Exercise goal:
Word for word, transcribe the lines below and drop the pictures.

** start **

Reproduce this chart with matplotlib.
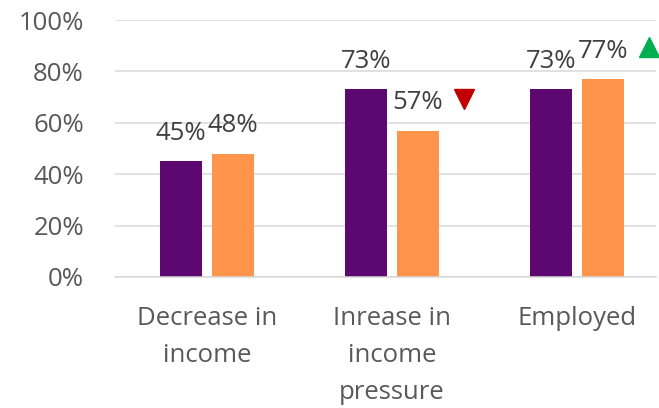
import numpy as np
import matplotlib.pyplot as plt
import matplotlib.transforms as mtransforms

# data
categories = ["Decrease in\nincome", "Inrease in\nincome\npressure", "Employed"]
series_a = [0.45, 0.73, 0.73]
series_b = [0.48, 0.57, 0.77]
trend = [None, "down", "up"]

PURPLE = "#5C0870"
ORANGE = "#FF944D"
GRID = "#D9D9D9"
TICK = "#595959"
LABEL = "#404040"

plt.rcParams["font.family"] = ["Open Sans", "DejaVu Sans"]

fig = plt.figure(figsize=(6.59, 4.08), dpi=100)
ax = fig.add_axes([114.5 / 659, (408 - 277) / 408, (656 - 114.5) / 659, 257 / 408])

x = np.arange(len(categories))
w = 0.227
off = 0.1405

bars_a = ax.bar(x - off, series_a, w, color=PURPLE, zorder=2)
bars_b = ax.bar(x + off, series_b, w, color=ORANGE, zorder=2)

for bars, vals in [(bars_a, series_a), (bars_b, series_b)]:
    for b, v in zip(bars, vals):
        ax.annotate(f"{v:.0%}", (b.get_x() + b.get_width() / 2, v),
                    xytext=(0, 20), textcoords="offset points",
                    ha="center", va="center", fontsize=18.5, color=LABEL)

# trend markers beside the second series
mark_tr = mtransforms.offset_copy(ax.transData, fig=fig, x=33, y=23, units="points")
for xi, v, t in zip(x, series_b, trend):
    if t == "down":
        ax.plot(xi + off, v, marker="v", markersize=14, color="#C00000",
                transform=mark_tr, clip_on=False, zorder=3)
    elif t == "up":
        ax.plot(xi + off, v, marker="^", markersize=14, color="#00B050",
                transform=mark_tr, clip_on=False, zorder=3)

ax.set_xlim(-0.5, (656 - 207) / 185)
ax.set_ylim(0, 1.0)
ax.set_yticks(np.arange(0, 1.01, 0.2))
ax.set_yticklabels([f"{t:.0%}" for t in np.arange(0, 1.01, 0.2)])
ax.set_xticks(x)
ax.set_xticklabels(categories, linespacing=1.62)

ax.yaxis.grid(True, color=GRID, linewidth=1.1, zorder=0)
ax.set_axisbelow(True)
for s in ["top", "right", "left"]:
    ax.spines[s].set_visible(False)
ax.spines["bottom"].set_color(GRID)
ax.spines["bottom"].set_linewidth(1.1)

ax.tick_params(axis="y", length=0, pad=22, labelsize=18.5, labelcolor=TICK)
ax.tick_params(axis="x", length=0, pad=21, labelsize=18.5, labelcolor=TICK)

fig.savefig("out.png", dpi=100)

** end **

Full solution:
Reproduce this chart with matplotlib.
import numpy as np
import matplotlib.pyplot as plt
import matplotlib.transforms as mtransforms

# data
categories = ["Decrease in\nincome", "Inrease in\nincome\npressure", "Employed"]
series_a = [0.45, 0.73, 0.73]
series_b = [0.48, 0.57, 0.77]
trend = [None, "down", "up"]

PURPLE = "#5C0870"
ORANGE = "#FF944D"
GRID = "#D9D9D9"
TICK = "#595959"
LABEL = "#404040"

plt.rcParams["font.family"] = ["Open Sans", "DejaVu Sans"]

fig = plt.figure(figsize=(6.59, 4.08), dpi=100)
ax = fig.add_axes([114.5 / 659, (408 - 277) / 408, (656 - 114.5) / 659, 257 / 408])

x = np.arange(len(categories))
w = 0.227
off = 0.1405

bars_a = ax.bar(x - off, series_a, w, color=PURPLE, zorder=2)
bars_b = ax.bar(x + off, series_b, w, color=ORANGE, zorder=2)

for bars, vals in [(bars_a, series_a), (bars_b, series_b)]:
    for b, v in zip(bars, vals):
        ax.annotate(f"{v:.0%}", (b.get_x() + b.get_width() / 2, v),
                    xytext=(0, 20), textcoords="offset points",
                    ha="center", va="center", fontsize=18.5, color=LABEL)

# trend markers beside the second series
mark_tr = mtransforms.offset_copy(ax.transData, fig=fig, x=33, y=23, units="points")
for xi, v, t in zip(x, series_b, trend):
    if t == "down":
        ax.plot(xi + off, v, marker="v", markersize=14, color="#C00000",
                transform=mark_tr, clip_on=False, zorder=3)
    elif t == "up":
        ax.plot(xi + off, v, marker="^", markersize=14, color="#00B050",
                transform=mark_tr, clip_on=False, zorder=3)

ax.set_xlim(-0.5, (656 - 207) / 185)
ax.set_ylim(0, 1.0)
ax.set_yticks(np.arange(0, 1.01, 0.2))
ax.set_yticklabels([f"{t:.0%}" for t in np.arange(0, 1.01, 0.2)])
ax.set_xticks(x)
ax.set_xticklabels(categories, linespacing=1.62)

ax.yaxis.grid(True, color=GRID, linewidth=1.1, zorder=0)
ax.set_axisbelow(True)
for s in ["top", "right", "left"]:
    ax.spines[s].set_visible(False)
ax.spines["bottom"].set_color(GRID)
ax.spines["bottom"].set_linewidth(1.1)

ax.tick_params(axis="y", length=0, pad=22, labelsize=18.5, labelcolor=TICK)
ax.tick_params(axis="x", length=0, pad=21, labelsize=18.5, labelcolor=TICK)

fig.savefig("out.png", dpi=100)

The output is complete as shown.